New York NY
“If you have a body,” says Melissa, “you can dance. Period.” A teaching artist with a focus on special education, Melissa is the founder and director of Born Dancing, a nonprofit dedicated to inclusion in dance. “In our productions, there’s no separation between pros and novices, those that are able-bodied or those with a disability. It’s about coming together in dance as people, and supporting each other throughout the process of creating a show.”
It was on the subway one day that it dawned on Melissa that she’d never been in a dance class with somebody in a wheelchair or with an obvious disability. “Where do they go? I wondered. Obviously they can dance.” That realization motivated her to give children and teens with disabilities the opportunity to perform, design, and produce a show alongside professionals.
“Dance is non-verbal,” she says, “so for those for whom the social-emotional is difficult, they light up in a way they haven’t before. Suddenly there’s equality. They learn that they can communicate in a different way. Their typically-abled peers see them succeeding, and even have to rely on them for instruction. So both sets of students see each other in a different light. They realize that everyone has strengths and weaknesses. Everyone has areas in which they can shine. It’s why we mix everyone together.”
“Arts education is integral to who I am. Over time I realized that quite a few people have limited access to dance. They do not get to experience the joy of taking classes, or putting a show together. Some were almost automatically excluded. I created Born Dancing out of a strong desire to bring more people into dance performance and production. If you want to dance with us, we will make it work, and have a good time in the process. I believe in challenging students to do more than they may have thought possible. The ‘How are you ever going to do this?’ space is where I live.”

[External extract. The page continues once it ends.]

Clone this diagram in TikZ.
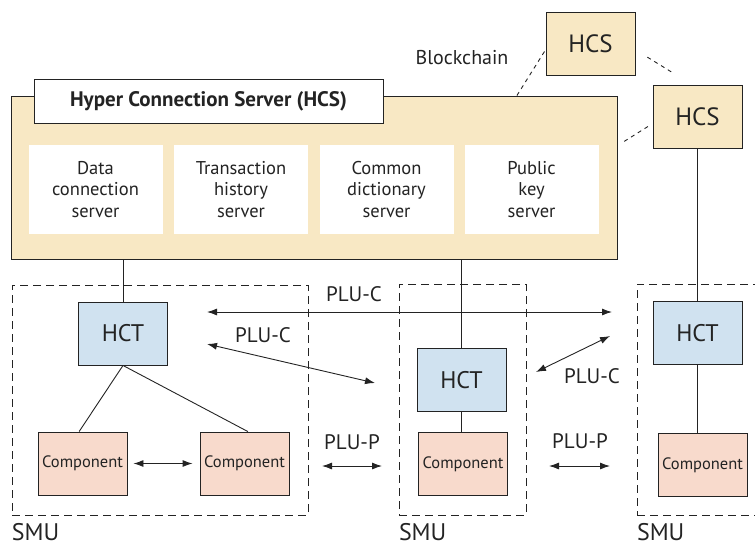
\documentclass[tikz,border=0pt]{standalone}
\usepackage{fontspec}
\setmainfont{PT Sans}
\usetikzlibrary{arrows.meta}
\definecolor{ink}{RGB}{35,35,35}
\definecolor{hcstan}{RGB}{248,232,196}
\definecolor{hctblue}{RGB}{208,226,240}
\definecolor{comppink}{RGB}{248,218,204}

\begin{document}
\begin{tikzpicture}[x=1pt, y=-1pt, color=ink, line width=0.9pt,
    unit/.style={draw, inner sep=0, minimum width=89pt, minimum height=63pt},
    hcsbox/.style={unit, fill=hcstan, font=\fontsize{25}{28}\selectfont},
    hctbox/.style={unit, fill=hctblue, font=\fontsize{24}{28}\selectfont},
    compbox/.style={unit, fill=comppink, font=\fontsize{16.5}{18}\selectfont},
    srvbox/.style={fill=white, inner sep=0, minimum width=134pt, minimum height=89pt, align=center, font=\fontsize{18.5}{21.5}\selectfont},
    smubox/.style={draw, dash pattern=on 8pt off 5pt, inner sep=0},
    lbl/.style={inner sep=0, font=\fontsize{21}{24}\selectfont},
    smulbl/.style={inner sep=0, anchor=base west, yshift=-25pt, font=\fontsize{24}{28}\selectfont},
    plu/.style={{Latex[length=10pt,width=7pt]}-{Latex[length=10pt,width=7pt]}},
    chain/.style={dash pattern=on 4pt off 4pt}]
    \useasboundingbox (0,0) rectangle (755,547);

    % server block
    \node[draw, fill=hcstan, inner sep=0, minimum width=606pt, minimum height=163pt] (hcsmain) at (314,177.5) {};
    \node[draw, fill=white, inner sep=0, minimum width=349pt, minimum height=44pt, font=\fontsize{21}{24}\selectfont\bfseries] (title) at (208.5,101) {Hyper Connection Server (HCS)};
    \node[srvbox] (datasrv) at (95.5,189.5) {Data\\connection\\server};
    \node[srvbox] (txsrv) at (241,189.5) {Transaction\\history\\server};
    \node[srvbox] (dictsrv) at (386.5,189.5) {Common\\dictionary\\server};
    \node[srvbox] (keysrv) at (531.5,189.5) {Public\\key\\server};

    \node[hcsbox] (hcs1) at (590.5,43.5) {HCS};
    \node[hcsbox] (hcs2) at (697.5,116.5) {HCS};
    \node[lbl, font=\fontsize{20}{24}\selectfont] (chainlbl) at (462,57.5) {Blockchain};
    \draw[chain] (hcsmain.22.5) -- (hcs1.188);
    \draw[chain, shorten <=14pt, shorten >=22pt] (hcs1.-8) -- (hcs2.100);
    \draw[chain, shorten <=8pt, shorten >=5pt] (hcsmain.6.8) -- (hcs2.189);

    % SMUs
    \node[smubox, minimum width=296pt, minimum height=230pt] (smu1) at (160,400) {};
    \node[smubox, minimum width=127pt, minimum height=231pt] (smu2) at (462.5,399.5) {};
    \node[smubox, minimum width=200pt, minimum height=231pt] (smu3) at (737,399.5) {};
    \node[smulbl] (smu1lbl) at (smu1.south west) {SMU};
    \node[smulbl] (smu2lbl) at (smu2.south west) {SMU};
    \node[smulbl] (smu3lbl) at (smu3.south west) {SMU};

    \node[hctbox] (hct1) at (123,333.5) {HCT};
    \node[hctbox] (hct2) at (461.5,380) {HCT};
    \node[hctbox] (hct3) at (697.5,333) {HCT};
    \node[compbox] (compa) at (82.5,463.5) {Component};
    \node[compbox] (compb) at (244.5,463.5) {Component};
    \node[compbox] (compm) at (463,464) {Component};
    \node[compbox] (compr) at (702.5,465) {Component};

    \draw (hct1.north |- hcsmain.south) -- (hct1.north);
    \draw (hct2.north |- hcsmain.south) -- (hct2.north);
    \draw (hcs2.south) -- (hct3.north);
    \draw (hct1.south) -- (compa.96);
    \draw (hct1.south) -- (compb.84);
    \draw (hct2.south) -- (hct2.south |- compm.north);
    \draw (hct3.south) -- (hct3.south |- compr.north);

    % PLU links
    \coordinate (c1a) at (207,312);
    \coordinate (c1b) at (612,312);
    \coordinate (c2a) at (207,344);
    \coordinate (c2b) at (375,383);
    \coordinate (c3a) at (536,372);
    \coordinate (c3b) at (610,336);
    \coordinate (p1a) at (322,466);
    \coordinate (p1b) at (382,466);
    \coordinate (p2a) at (549,466);
    \coordinate (p2b) at (610,466);
    \draw[plu] (c1a) -- (c1b);
    \draw[plu] (c2a) -- (c2b);
    \draw[plu] (c3a) -- (c3b);
    \draw[plu, shorten <=6pt, shorten >=7pt] (compa.east) -- (compb.west);
    \draw[plu] (p1a) -- (p1b);
    \draw[plu] (p2a) -- (p2b);
    \node[lbl] (plucl) at (354,294) {PLU-C};
    \node[lbl] (plucm) at (263,335) {PLU-C};
    \node[lbl] (plucr) at (592,376) {PLU-C};
    \node[lbl] (plupl) at (352,442) {PLU-P};
    \node[lbl] (plupr) at (580,441) {PLU-P};
\end{tikzpicture}
\end{document}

How do you produce a vibrant learning environment?
“I hire lots of dance and theater professionals. As part of their responsibilities they are asked to work with a small team of high school students with disabilities. The students learn and work as apprentices, and are part of every aspect of the preparation and planning, technical rehearsals, and performances.
“Often designers and stage managers will tell me that they have no experience working in special education or with people with disabilities. I tell them that that is exactly the point: nothing special should be required to work with people with disabilities other than the willingness to do so, and the willingness to learn from each other. Everything else can be worked out. The same is true for many of the professional dancers. They may not have worked with young children or children with special needs before, but as long as they are excited about dancing together they can serve as mentors and collaborators.”
How do you foster youth leadership?
“I assume strength in my students and scaffold challenges so they can succeed. When they are presented with a move like learning a difficult floor roll, something in them lights up and they want to rise to the occasion. In working through it, I ensure they not only build self-esteem, but empathy. I’ll say, ‘If you’ve already mastered it, please help a fellow dancer learn it as well.’ By giving them a responsibility to their peers, they can use their newly acquired skill and deepen their understanding. The process of teaching puts the focus on understanding what the difficulty is and helping someone else through it.
“I also give students responsibilities behind the scenes: placing the props and set pieces, steaming costumes, being on headset (everyone loves to be on headset!). We give them a leadership role, like videotaping rehearsals and classes, interviewing their peers, or giving cues. In these roles they can practice and apply what they are learning about effective communication, theater etiquette, delivering on a task, and being part of a team.”
How have you evolved as a teacher?
“This work is unbelievably exciting, and the hardest thing I’ve ever done. I’ve become much better at accepting that not all classes are great, not all rehearsals are delightfully fun, and sometimes things just go off the rails. I still pick it apart when that happens, but I know and trust that it’s all part of the process. Realizing that something didn’t work allows me to figure out a better way that does.
What is an example of a good day?
“A day when a student says, “This is HARD,” with a big grin on their face as they accomplish what they couldn’t do 10 weeks or 10 minutes ago.